About nine of 10 children with this disease die within a year of developing symptoms as the heart functions reduces fast. The symptoms include sweating and incessant crying, “which could be due to several reasons,” says Dr Shiv Prakash, pediatric cardiologist.
Aditi’s symptoms began in the first week of January, while she was three months old. She sweated profusely, did not drink milk and while she had experienced heart attacks and chest pains, she could only convey it by crying. “We went to six hospitals in Solapur, Pune and then Mumbai. In Barshi, the doctor detected low heart beat. We went to Pune where a doctor diagnosed her with Alcapa,” said mother Priti Gilbile.
Doctors suspect Aditi experienced multiple cardiac arrests which weakened her heart function each time they occurred. Aditi’s ejection fraction, which shows how well the heart is pumping blood, was critically low at 15 per cent.
Normal hearts her age have 65 per cent. “At such a low rate, a child can suffer heart attacks every three days,” says Prakash.
The reason she survived was because her parents wasted no time. Within a month, they were able to get her operated by borrowing money from relatives. The cost was Rs 3 lakh.
“I started researching about Alcapa. I saw many videos to understand how surgery is done.

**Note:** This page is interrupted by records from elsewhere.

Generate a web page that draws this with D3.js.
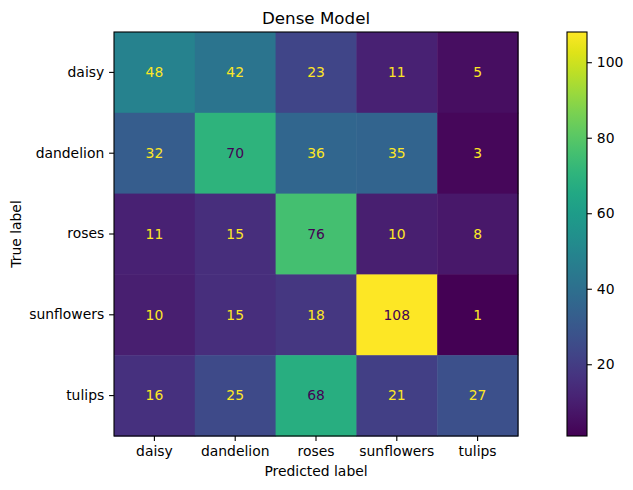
<!DOCTYPE html>
<html>
<head>
<meta charset="utf-8">
<script src="https://cdn.jsdelivr.net/npm/d3@7"></script>
<style>
  body { margin: 0; background: #fff; }
  text { font-family: "DejaVu Sans", sans-serif; }
</style>
</head>
<body>
<svg id="chart" width="633" height="490"></svg>
<script>
// confusion matrix values, rows = true label, cols = predicted label
const labels = ["daisy", "dandelion", "roses", "sunflowers", "tulips"];
const matrix = [
  [48, 42, 23, 11, 5],
  [32, 70, 36, 35, 3],
  [11, 15, 76, 10, 8],
  [10, 15, 18, 108, 1],
  [16, 25, 68, 21, 27]
];
const colorTicks = [20, 40, 60, 80, 100];

const svg = d3.select("#chart");
const plot = { left: 114, top: 32, size: 404 };
const fs = "13.9px";

const vmin = d3.min(matrix.flat());
const vmax = d3.max(matrix.flat());
const color = d3.scaleSequential(d3.interpolateViridis).domain([vmin, vmax]);

const x = d3.scaleBand().domain(labels).range([plot.left, plot.left + plot.size]);
const y = d3.scaleBand().domain(labels).range([plot.top, plot.top + plot.size]);

const cells = matrix.flatMap((row, i) => row.map((v, j) => ({ t: labels[i], p: labels[j], v })));

svg.append("g").selectAll("rect")
  .data(cells)
  .enter().append("rect")
  .attr("x", d => x(d.p))
  .attr("y", d => y(d.t))
  .attr("width", x.bandwidth() + 0.5)
  .attr("height", y.bandwidth() + 0.5)
  .attr("fill", d => color(d.v));

// text colour flips at the middle of the colour range, like matplotlib
const thresh = (vmin + vmax) / 2;
svg.append("g").selectAll("text")
  .data(cells)
  .enter().append("text")
  .attr("x", d => x(d.p) + x.bandwidth() / 2)
  .attr("y", d => y(d.t) + y.bandwidth() / 2)
  .attr("dy", "0.35em")
  .attr("text-anchor", "middle")
  .style("font-size", fs)
  .attr("fill", d => d.v < thresh ? color(vmax) : color(vmin))
  .text(d => d.v);

svg.append("rect")
  .attr("x", plot.left).attr("y", plot.top)
  .attr("width", plot.size).attr("height", plot.size)
  .attr("fill", "none").attr("stroke", "#000").attr("stroke-width", 1.1);

const xAxis = svg.append("g")
  .attr("transform", `translate(0,${plot.top + plot.size})`)
  .call(d3.axisBottom(x).tickSize(4.9).tickPadding(4.9));
const yAxis = svg.append("g")
  .attr("transform", `translate(${plot.left},0)`)
  .call(d3.axisLeft(y).tickSize(4.9).tickPadding(4.9));
[xAxis, yAxis].forEach(a => {
  a.select(".domain").remove();
  a.selectAll("text").style("font-size", fs).attr("fill", "#000").style("font-family", "DejaVu Sans");
  a.selectAll("line").attr("stroke", "#000").attr("stroke-width", 1.1);
});

svg.append("text")
  .attr("x", plot.left + plot.size / 2).attr("y", 24)
  .attr("text-anchor", "middle")
  .style("font-size", "16.7px")
  .text("Dense Model");

svg.append("text")
  .attr("x", plot.left + plot.size / 2).attr("y", 476)
  .attr("text-anchor", "middle")
  .style("font-size", fs)
  .text("Predicted label");

svg.append("text")
  .attr("transform", `translate(21,${plot.top + plot.size / 2}) rotate(-90)`)
  .attr("text-anchor", "middle")
  .style("font-size", fs)
  .text("True label");

// colorbar
const cb = { left: 567, width: 20 };
const cy = d3.scaleLinear().domain([vmin, vmax]).range([plot.top + plot.size, plot.top]);

const defs = svg.append("defs");
const grad = defs.append("linearGradient")
  .attr("id", "cbar").attr("x1", 0).attr("y1", 1).attr("x2", 0).attr("y2", 0);
d3.range(0, 1.0001, 0.05).forEach(t => {
  grad.append("stop").attr("offset", t).attr("stop-color", d3.interpolateViridis(t));
});

svg.append("rect")
  .attr("x", cb.left).attr("y", plot.top)
  .attr("width", cb.width).attr("height", plot.size)
  .attr("fill", "url(#cbar)")
  .attr("stroke", "#000").attr("stroke-width", 1.1);

const cAxis = svg.append("g")
  .attr("transform", `translate(${cb.left + cb.width},0)`)
  .call(d3.axisRight(cy).tickValues(colorTicks).tickSize(4.9).tickPadding(4.9));
cAxis.select(".domain").remove();
cAxis.selectAll("text").style("font-size", fs).attr("fill", "#000").style("font-family", "DejaVu Sans");
cAxis.selectAll("line").attr("stroke", "#000").attr("stroke-width", 1.1);
</script>
</body>
</html>
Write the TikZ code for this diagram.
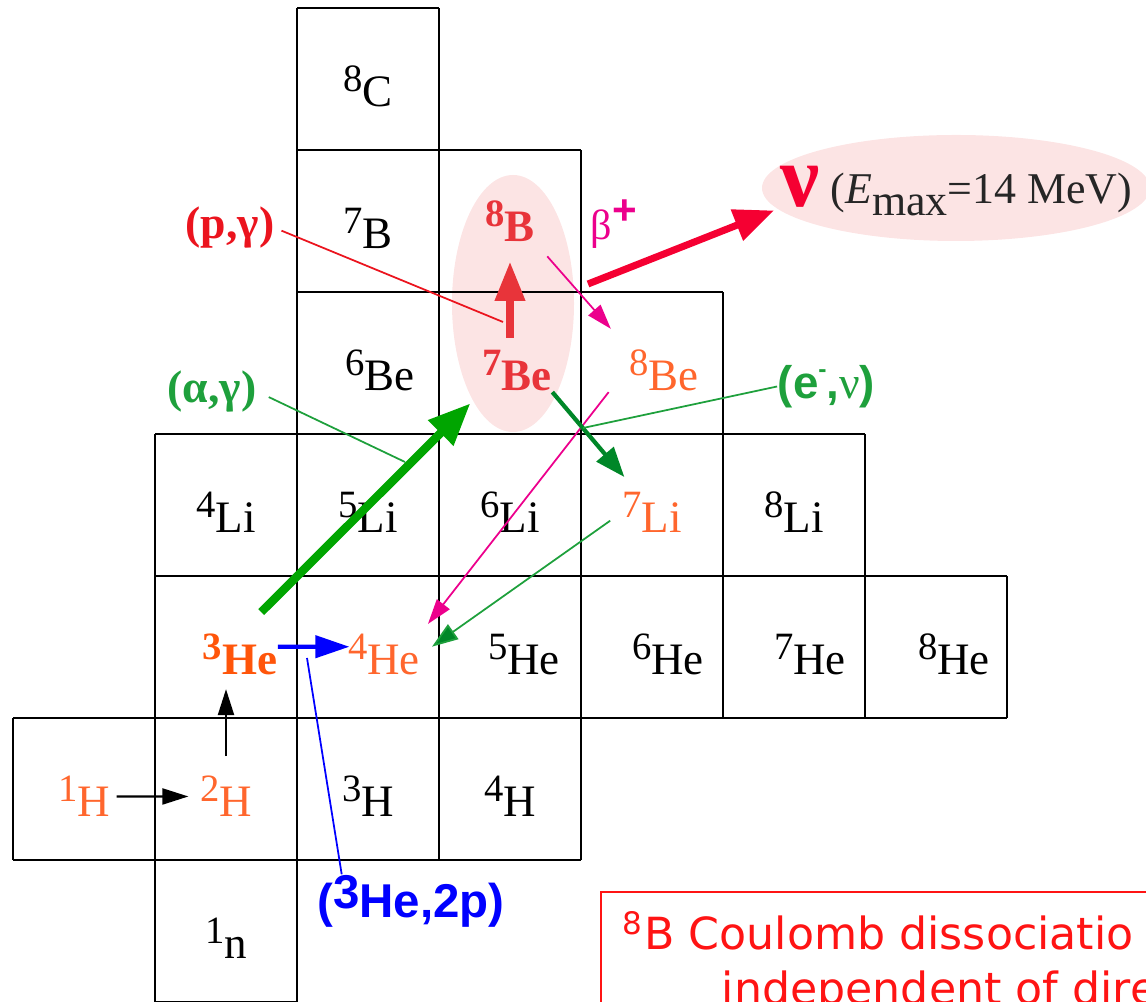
\documentclass[tikz,border=0pt]{standalone}
\usepackage{fontspec}
\setmainfont{Liberation Serif}
\newfontfamily\labsans{Liberation Sans}
\newfontfamily\notefont{DejaVu Sans}
\usetikzlibrary{arrows.meta}
\definecolor{isoorange}{RGB}{255,102,45}
\definecolor{heorange}{RGB}{255,85,10}
\definecolor{bered}{RGB}{232,52,58}
\definecolor{pinkbg}{RGB}{252,228,228}
\definecolor{nured}{RGB}{245,0,50}
\definecolor{agreen}{RGB}{0,165,0}
\definecolor{dgreen}{RGB}{0,135,40}
\definecolor{lgreen}{RGB}{30,160,60}
\definecolor{pgred}{RGB}{235,20,30}
\definecolor{notered}{RGB}{255,20,20}
\newcommand\iso[2]{\raisebox{4.4pt}{\fontsize{11}{11}\selectfont #1}#2}

\begin{document}
\begin{tikzpicture}[line cap=butt,
  cellline/.style={line width=0.8pt},
  iso/.style={anchor=base,inner sep=0pt,font=\fontsize{12.8}{14}\selectfont},
  rlabel/.style={inner sep=0pt,font=\fontsize{13}{14}\selectfont\bfseries},
  leader/.style={line width=0.5pt},
  blkarr/.style={-{Triangle[length=2.6mm,width=1.6mm]},line width=0.6pt},
  bluearr/.style={blue,-{Triangle[length=3.4mm,width=2.2mm]},line width=1.2pt},
  alphaarr/.style={agreen,-{Triangle[length=4.2mm,width=3.4mm]},line width=2.4pt},
  uparr/.style={bered,-{Triangle[length=3.9mm,width=2.9mm]},line width=2pt},
  nuarr/.style={nured,-{Triangle[length=4mm,width=3.2mm]},line width=2pt},
  magarr/.style={magenta,-{Triangle[length=2.5mm,width=1.6mm]},line width=0.5pt},
  ecarr/.style={dgreen,-{Triangle[length=3mm,width=2.2mm]},line width=1.2pt},
  pagarr/.style={lgreen,-{Triangle[length=2.6mm,width=1.8mm,fill=dgreen]},line width=0.5pt},
  notetext/.style={inner sep=0pt,text=notered,font=\notefont\fontsize{12.6}{15}\selectfont}]
\useasboundingbox (0,0) rectangle (11.46,10.02);
\clip (0,0) rectangle (11.46,10.02);
% pink backgrounds
\fill[pinkbg] (5.13,6.985) ellipse (0.61 and 1.285);
\fill[pinkbg] (9.56,8.14) ellipse (1.94 and 0.53);
% chart cells, one row per Z
\begin{scope}[shift={(0.13,0)},scale=1.42]
\draw[cellline,step=1] (1,0) grid (2,1);
\draw[cellline,step=1] (0,1) grid (4,2);
\draw[cellline,step=1] (1,2) grid (7,3);
\draw[cellline,step=1] (1,3) grid (6,4);
\draw[cellline,step=1] (2,4) grid (5,5);
\draw[cellline,step=1] (2,5) grid (4,6);
\draw[cellline,step=1] (2,6) grid (3,7);
\end{scope}
% nuclides
\node[iso] (n1) at (2.26,0.43) {\iso{1}{n}};
\node[iso,text=isoorange] (h1) at (0.84,1.85) {\iso{1}{H}};
\node[iso,text=isoorange] (h2) at (2.26,1.85) {\iso{2}{H}};
\node[iso] (h3) at (3.68,1.85) {\iso{3}{H}};
\node[iso] (h4) at (5.10,1.85) {\iso{4}{H}};
\node[iso,text=heorange,font=\fontsize{12.8}{14}\selectfont\bfseries] (he3) at (2.40,3.27) {\iso{3}{He}};
\node[iso,text=isoorange] (he4) at (3.84,3.27) {\iso{4}{He}};
\node[iso] (he5) at (5.24,3.27) {\iso{5}{He}};
\node[iso] (he6) at (6.68,3.27) {\iso{6}{He}};
\node[iso] (he7) at (8.10,3.27) {\iso{7}{He}};
\node[iso] (he8) at (9.54,3.27) {\iso{8}{He}};
\node[iso] (li4) at (2.26,4.69) {\iso{4}{Li}};
\node[iso] (li5) at (3.68,4.69) {\iso{5}{Li}};
\node[iso] (li6) at (5.10,4.69) {\iso{6}{Li}};
\node[iso,text=isoorange] (li7) at (6.52,4.69) {\iso{7}{Li}};
\node[iso] (li8) at (7.94,4.69) {\iso{8}{Li}};
\node[iso] (be6) at (3.80,6.11) {\iso{6}{Be}};
\node[iso,text=bered,font=\fontsize{12.8}{14}\selectfont\bfseries] (be7) at (5.17,6.11) {\iso{7}{Be}};
\node[iso,text=isoorange] (be8) at (6.64,6.11) {\iso{8}{Be}};
\node[iso] (b7) at (3.68,7.53) {\iso{7}{B}};
\node[iso,text=bered,font=\fontsize{12.8}{14}\selectfont\bfseries] (b8) at (5.10,7.60) {\iso{8}{B}};
\node[iso] (c8) at (3.68,8.95) {\iso{8}{C}};
% neutrino
\node[inner sep=0pt,text=nured,font=\fontsize{25}{26}\selectfont\bfseries] (nu) at (8.00,8.15) {ν};
\node[inner sep=0pt,text=black!85,font=\fontsize{12.5}{14}\selectfont] (emax) at (9.815,8.08) {(\textit{E}\raisebox{-1.2mm}{max}=14 MeV)};
% reaction labels
\node[rlabel,text=pgred] (pg) at (2.30,7.74) {(p,γ)};
\node[rlabel,text=lgreen] (ag) at (2.12,6.105) {(α,γ)};
\node[rlabel,text=lgreen] (en) at (8.265,6.155) {{\labsans(e\raisebox{0.45em}{\scriptsize -},}{\mdseries ν}{\labsans)}};
\node[rlabel,text=blue,font=\labsans\fontsize{13.5}{15}\selectfont\bfseries] (he3p) at (4.11,1.01) {(\raisebox{0.9mm}{3}He,2p)};
\node[inner sep=0pt,text=magenta,font=\fontsize{12}{13}\selectfont] (betap) at (6.14,7.78) {β\raisebox{0.35em}{\labsans\bfseries\fontsize{12}{12}\selectfont +}};
% free ends of the leaders
\coordinate (agend) at (4.05,5.40);
\coordinate (pgend) at (5.03,6.80);
\coordinate (encross) at (5.83,5.74);
\coordinate (blend) at (3.07,3.44);
\coordinate (nustart) at (5.88,7.18);
% reactions
\draw[blkarr,shorten <=0.6mm,shorten >=1.1mm] (h1.east) -- (h2.west);
\draw[blkarr,shorten <=1.9mm,shorten >=1.3mm] (h2.north) -- (h2.north |- he3.south);
\draw[bluearr,shorten >=-0.2mm] ([yshift=0.8mm]he3.east) -- ([yshift=0.8mm]he4.west);
\draw[blue,leader] (blend) -- ([xshift=2.5mm]he3p.north west);
\draw[alphaarr,shorten <=3mm,shorten >=1.6mm] (he3.north) -- (be7.south west);
\draw[lgreen,leader,shorten <=1.3mm] (ag.east) -- (agend);
\draw[pgred,leader,shorten <=0.7mm] (pg.east) -- (pgend);
\draw[uparr,shorten <=1.2mm,shorten >=1.9mm] (b8.south |- be7.north) -- (b8.south);
\draw[nuarr,shorten >=0.6mm] (nustart) -- (nu.south west);
\draw[magarr,shorten <=1.8mm,shorten >=2.7mm] (b8.south east) -- (be8.north west);
\draw[magarr,shorten >=1.2mm] ([xshift=-2mm]be8.south west) -- (he4.north east);
\draw[ecarr,shorten >=1.9mm] (be7.south east) -- ([xshift=1.5mm]li7.north west);
\draw[lgreen,leader] (en.west) -- (encross);
\draw[pagarr,shorten <=1.4mm,shorten >=1.4mm] (li7.west) -- (he4.east);
% note box
\draw[notered,line width=0.7pt] (6.01,1.10) rectangle (11.8,-0.2);
\node[notetext,anchor=base west] (note1) at (6.22,0.52) {\textsuperscript{8}B Coulomb dissociatio};
\node[notetext,anchor=base west] (note2) at (7.21,-0.03) {independent of dire};
\end{tikzpicture}
\end{document}
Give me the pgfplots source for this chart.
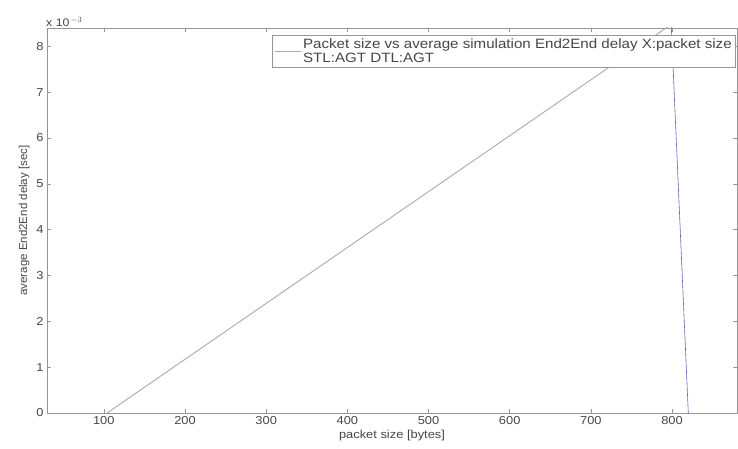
\documentclass[border=0pt]{standalone}
\usepackage{fontspec}
\setmainfont{Liberation Sans}[FakeStretch=1.12]
\newfontfamily\plainfont{Liberation Sans}
\usepackage{pgfplots}
\pgfplotsset{compat=1.18}
\definecolor{axgray}{RGB}{150,150,150}
\definecolor{txtgray}{RGB}{70,70,70}
\definecolor{linegray}{RGB}{170,170,170}
\definecolor{lineblue}{RGB}{100,100,180}

\begin{document}
\begin{tikzpicture}
\begin{axis}[
  scale only axis, width=690pt, height=385pt,
  xmin=30, xmax=880, ymin=0, ymax=8.4e-3,
  xtick={100,200,300,400,500,600,700,800},
  ytick={0,0.001,0.002,0.003,0.004,0.005,0.006,0.007,0.008},
  scaled y ticks=base 10:3,
  ytick scale label code/.code={x 10$^{\,#1}$},
  every y tick scale label/.style={at={(rel axis cs:0,1)}, anchor=south west, inner sep=1pt, xshift=-2pt, font=\fontsize{11}{12}\selectfont, text=txtgray},
  /pgf/number format/assume math mode=true,
  tick label style={font=\fontsize{11.5}{12}\selectfont, text=txtgray},
  axis line style={axgray, line width=0.9pt},
  every tick/.style={axgray, line width=0.5pt},
  tick align=inside, major tick length=4pt,
  xlabel={packet size [bytes]},
  ylabel={\plainfont average End2End delay [sec]},
  label style={font=\fontsize{11.5}{12}\selectfont, text=txtgray},
  xlabel style={yshift=1pt},
  legend style={at={(rel axis cs:0.998,0.982)}, anchor=north east, draw=axgray, fill=white, line width=0.7pt,
    font=\fontsize{13.5}{13.5}\selectfont, text=txtgray, inner sep=1.5pt, cells={align=left}},
  legend cell align=left,
  legend image code/.code={\draw[#1] (0pt,0pt) -- (26pt,0pt);},
  clip=true,
]
\addplot[linegray, line width=0.9pt] coordinates {(104,0) (800,0.00849)};
\addlegendentry{Packet size vs average simulation End2End delay X:packet size\\ STL:AGT DTL:AGT}
\addplot[lineblue, line width=0.6pt, forget plot] coordinates {(799,0.00845) (820,0)};
\end{axis}
\path (current axis.south west) ++(-47pt,-35pt);
\path (current axis.north east) ++(1pt,28pt);
\end{tikzpicture}
\end{document}
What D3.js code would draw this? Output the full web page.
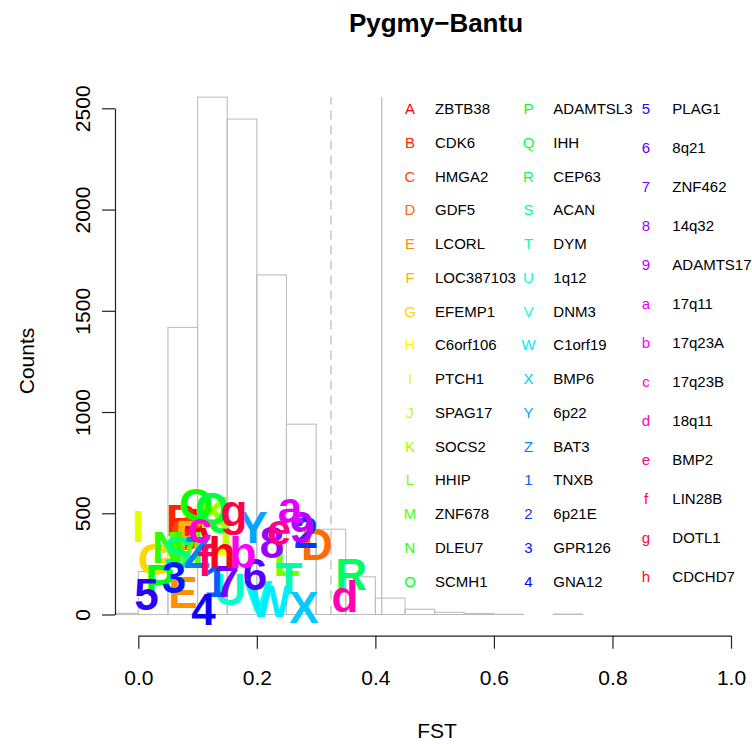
<!DOCTYPE html>
<html>
<head>
<meta charset="utf-8">
<script src="https://cdn.jsdelivr.net/npm/d3@7"></script>
<style>
  html, body { margin: 0; padding: 0; background: #fff; }
  svg { display: block; font-family: "Liberation Sans", Arial, Helvetica, sans-serif; }
</style>
</head>
<body>
<svg id="chart" width="752" height="744"></svg>
<script>
// Histogram of FST values (bin width 0.05, first bin starts at -0.05)
const binStart = -0.05;
const binWidth = 0.05;
const binCounts = [6, 212, 1418, 2555, 2447, 1677, 940, 421, 186, 81, 26, 11, 5, 1, 0, 2];

// Reference lines (FST) drawn from 0 up to the tallest bin
const dashedFst = 0.3251;
const solidFst = 0.4107;

// Locus codes, gene / region names, and where each code is placed (FST, count)
const codes = ["A","B","C","D","E","F","G","H","I","J","K","L","M","N","O",
               "P","Q","R","S","T","U","V","W","X","Y","Z","1","2","3","4",
               "5","6","7","8","9","a","b","c","d","e","f","g","h"];
const genes = ["ZBTB38","CDK6","HMGA2","GDF5","LCORL","LOC387103","EFEMP1","C6orf106","PTCH1","SPAG17","SOCS2","HHIP","ZNF678","DLEU7","SCMH1",
               "ADAMTSL3","IHH","CEP63","ACAN","DYM","1q12","DNM3","C1orf19","BMP6","6p22","BAT3","TNXB","6p21E","GPR126","GNA12",
               "PLAG1","8q21","ZNF462","14q32","ADAMTS17","17q11","17q23A","17q23B","18q11","BMP2","LIN28B","DOTL1","CDCHD7"];
const markFst = [0.0957,0.0737,0.0805,0.3015,0.0754,0.0855,0.0282,0.1463,0.0,0.1378,0.1294,0.2509,0.0788,0.0501,0.0974,
                 0.0366,0.1243,0.3589,0.0670,0.2543,0.1547,0.2020,0.2222,0.2796,0.1935,0.0990,0.1311,0.2829,0.0602,0.1100,
                 0.0138,0.1969,0.1497,0.2256,0.2762,0.2559,0.1767,0.1041,0.3488,0.2374,0.1125,0.1615,0.1412];
const markCount = [446,466,397,347,110,387,273,308,436,387,505,268,332,332,545,
                   169,525,199,308,179,124,90,66,36,431,308,164,406,184,26,
                   100,199,164,357,431,530,308,431,90,421,268,515,308];

// Axis ticks
const xTicks = [0, 0.2, 0.4, 0.6, 0.8, 1.0];
const yTicks = [0, 500, 1000, 1500, 2000, 2500];

const svg = d3.select("#chart");
svg.append("rect").attr("width", 752).attr("height", 744).attr("fill", "#fff");

const x = d3.scaleLinear().domain([0, 1]).range([138.3, 731]);
const y = d3.scaleLinear().domain([0, 2500]).range([614.5, 108.3]);

// rainbow palette, one hue per locus
const color = i => d3.hsl(360 * i / codes.length, 1, 0.5).formatHex();

// plot region clip (x range expanded 4%)
svg.append("clipPath").attr("id", "plotClip")
  .append("rect")
  .attr("x", x(-0.04)).attr("y", 0)
  .attr("width", x(1.04) - x(-0.04)).attr("height", 650);

const plot = svg.append("g").attr("clip-path", "url(#plotClip)");

// bars
const bins = binCounts.map((c, i) => ({ x0: binStart + i * binWidth, x1: binStart + (i + 1) * binWidth, count: c }));
plot.selectAll("rect.bar").data(bins).join("rect")
  .attr("class", "bar")
  .attr("x", d => x(d.x0))
  .attr("width", d => x(d.x1) - x(d.x0))
  .attr("y", d => y(d.count))
  .attr("height", d => y(0) - y(d.count))
  .attr("fill", "none")
  .attr("stroke", "#bebebe")
  .attr("stroke-width", 1.1);

const maxCount = d3.max(binCounts);
plot.append("line")
  .attr("x1", x(dashedFst)).attr("x2", x(dashedFst))
  .attr("y1", y(0)).attr("y2", y(maxCount))
  .attr("stroke", "#bebebe").attr("stroke-width", 1.3)
  .attr("stroke-dasharray", "9,6");
plot.append("line")
  .attr("x1", x(solidFst)).attr("x2", x(solidFst))
  .attr("y1", y(0)).attr("y2", y(maxCount))
  .attr("stroke", "#bebebe").attr("stroke-width", 1.3);

// locus codes in the histogram
plot.selectAll("text.mark").data(codes).join("text")
  .attr("class", "mark")
  .attr("x", (d, i) => x(markFst[i]))
  .attr("y", (d, i) => y(markCount[i]))
  .attr("dy", "0.358em")
  .attr("text-anchor", "middle")
  .attr("font-size", 44)
  .attr("font-weight", "bold")
  .attr("fill", (d, i) => color(i))
  .text(d => d);

// axes
const xAxis = svg.append("g")
  .attr("transform", "translate(0,635.7)")
  .call(d3.axisBottom(x).tickValues(xTicks).tickFormat(d3.format(".1f"))
        .tickSize(13).tickSizeOuter(0).tickPadding(21.3));
xAxis.select(".domain").attr("stroke", "#222").attr("stroke-width", 1.2);
xAxis.selectAll(".tick line").attr("stroke", "#222").attr("stroke-width", 1.2);
xAxis.selectAll(".tick text").attr("font-size", 21).attr("fill", "#000")
  .attr("font-family", "'Liberation Sans', Arial, Helvetica, sans-serif");

const yAxis = svg.append("g")
  .attr("transform", "translate(115,0)")
  .call(d3.axisLeft(y).tickValues(yTicks).tickFormat(d3.format("d"))
        .tickSize(13).tickSizeOuter(0));
yAxis.select(".domain").attr("stroke", "#222").attr("stroke-width", 1.2);
yAxis.selectAll(".tick line").attr("stroke", "#222").attr("stroke-width", 1.2);
yAxis.selectAll(".tick text")
  .attr("x", null).attr("dy", null)
  .attr("transform", "translate(-25,0) rotate(-90)")
  .attr("text-anchor", "middle")
  .attr("font-size", 21).attr("fill", "#000")
  .attr("font-family", "'Liberation Sans', Arial, Helvetica, sans-serif");

// titles
svg.append("text").attr("x", 436).attr("y", 32)
  .attr("text-anchor", "middle").attr("font-size", 26).attr("font-weight", "bold")
  .text("Pygmy\u2212Bantu");
svg.append("text").attr("x", 437).attr("y", 738)
  .attr("text-anchor", "middle").attr("font-size", 21).text("FST");
svg.append("text").attr("transform", "translate(34,361) rotate(-90)")
  .attr("text-anchor", "middle").attr("font-size", 21).text("Counts");

// legend: three columns
const legendCols = [
  { start: 0, end: 15, keyX: 410, labelX: 435, top: 114, step: 33.76 },
  { start: 15, end: 30, keyX: 528.5, labelX: 553.3, top: 114, step: 33.76 },
  { start: 30, end: 43, keyX: 646, labelX: 672.3, top: 114, step: 38.97 }
];
const legend = svg.append("g");
legendCols.forEach(col => {
  d3.range(col.start, col.end).forEach((i, r) => {
    const by = col.top + r * col.step;
    legend.append("text").attr("x", col.keyX).attr("y", by)
      .attr("text-anchor", "middle").attr("font-size", 15)
      .attr("fill", color(i)).text(codes[i]);
    legend.append("text").attr("x", col.labelX).attr("y", by)
      .attr("font-size", 15).attr("fill", "#000").text(genes[i]);
  });
});
</script>
</body>
</html>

We realised that if infection control after surgery is not good, our baby could die,” father Pramod Gilbile, employed with a private firm, said.
The couple first visited KEM hospital in Mumbai after trying their luck in Solapur and Pune. They then approached Sir H N Reliance Hospital, in Grant Road. An urgent surgery was done within two days of admission on February 22, which lasted for nine hours. Prakash, heading the hospital’s paediatric heart center, said that Aditi’s artery, less than 1 mm in width, was meticulously repositioned to the correct location in the heart, that is the aorta, by a team of six doctors. The area from where it was removed was reconstructed with a patch of her tissue from the heart.
“But the child had reached us early which saved her. Two years ago, I saw a similar case of three-month old baby. Unfortunately, the baby came to us very late and died before surgery,” said Dr Shreepad Jain. Aditi was kept on ventilator for five days. She is currently in the intensive care.